Under the standardised approach, ILM is the scaling factor that increases or reduces the amount of Pillar 1 capital a bank needs to hold based on the ratio of its losses over the past 10 years to its size. Banks with comparatively benign loss histories would benefit because their ILM would be less than 1, thereby reducing minimum required capital. Banks that have suffered large losses would need to hold greater capital because their ILM would be greater than 1, but would see their capital requirements drop significantly if their ILM was set to 1 by their national regulator – in the case of EU banks, the European Central Bank.

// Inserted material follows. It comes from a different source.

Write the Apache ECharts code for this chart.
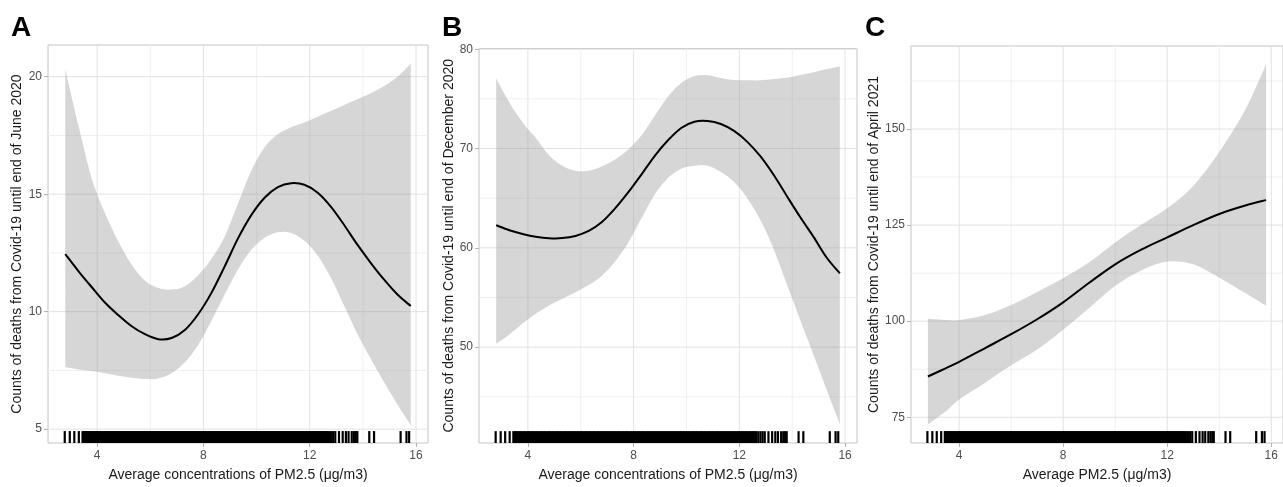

“The measures seem to be about reducing the regulatory burden and limiting the extent firms are penalised for past losses,” says an operational risk executive at a UK bank.

Such an interpretation could certainly be rosy for many large banks – but it would contrast with the EBA’s recommendation to use historical losses in setting a capital rate. The latter approach would cause significant increases in risk-weighted assets (RWAs) for many European banks. The EBA has estimated that operational risk RWAs will increase by more than 50% for the largest banks if the ILM is allowed to fluctuate, versus an increase of less than 20% if national regulators set it to 1.

Banks in Europe are in two camps on whether the ILM should be set to 1, says Evan Sekeris, a partner in the financial services practice at Oliver Wyman. Small to medium-sized institutions favour allowing the ILM to fluctuate, as it would reward their comparatively small operational losses when calculating capital. Larger banks, which have suffered the lion’s share of losses, want to set the ILM to 1 to blunt the impact of crisis-era losses.

This latter view may be short-sighted, however, because it fails to take into account the improvements large banks have made in risk management and consequently the likelihood that the large banks could have ILMs of less than 1 in the future – and see their RWAs go down as a result.

Evan Sekeris
Evan Sekeris, Oliver Wyman

“It’s a knee-jerk reaction,” says Sekeris. “Most of these banks keep saying their recent history points to much lower losses than in the past. If that’s the case, then you would expect that in a few years, when these large losses fall out of the sample, the ILM would start benefiting them.”

In addition to the day-one impact of transitioning to the standardised approach, cliff effects could manifest themselves in the form of higher volatility in RWAs as losses are added or deleted from the moving 10-year window. For UK banks, large operational losses related to the payment protection insurance (PPI) scandal still fall within the 10-year window.

“The event might have occurred in 2006, but I capture each of my impacts on accounting date,” says the UK bank op risk executive. “So PPI for UK firms doesn’t fall out in one day. You will suddenly get huge values falling out of that 10-year window, and will see material movements as a result.”

Discretion or valour

The discretion to set the ILM has already begun to split national regulators, with Canada advocating for including past losses, while Australia wants to exclude them.

The EC consultation is being viewed by some as an attempt to reconcile these opposing views.

It begs the question whether the Basel Committee, in providing such discretion, defeated the objective of a standardised approach, ensuring comparability across the industry while maintaining a level of risk sensitivity – both of which were considered lacking in the advanced measurement approach (AMA). It has led to different approaches being taken around the world.

The EBA has estimated that op risk RWAs will increase by more than 50% for the largest banks if the ILM is allowed to fluctuate, versus an increase of less than 20% if national regulators set it to 1

“They’re taking a view that there’s not a universal position, and they’re trying to understand the positions that different nation-states are taking,” says a second UK bank op risk executive.

Regulators in the UK and the US have yet to give an indication of their positions on the standardised approach. But the UK’s Prudential Regulation Authority is viewed as wanting to retain authority to reward or punish firms for their risk management practices through regulatory capital add-ons, known as Pillar 2A.

“The PRA likes its flexibility. If total capital requirements under the standardised approach are approximately at or close to the Pillar 1 calculation, it loses a useful tool. This implies that the PRA would be accepting of an ILM of 1,” adds the UK op risk executive.

Some industry experts regret the continuing ambiguity over a new op risk framework.

“The whole objective was to remove complexity around the AMA and have a level playing field,” says Lisa Afonso, operational risk modelling lead and chief operating officer of the KPMG Financial Risk Modelling Hub. “By introducing local discretion, it eliminates that level playing field.”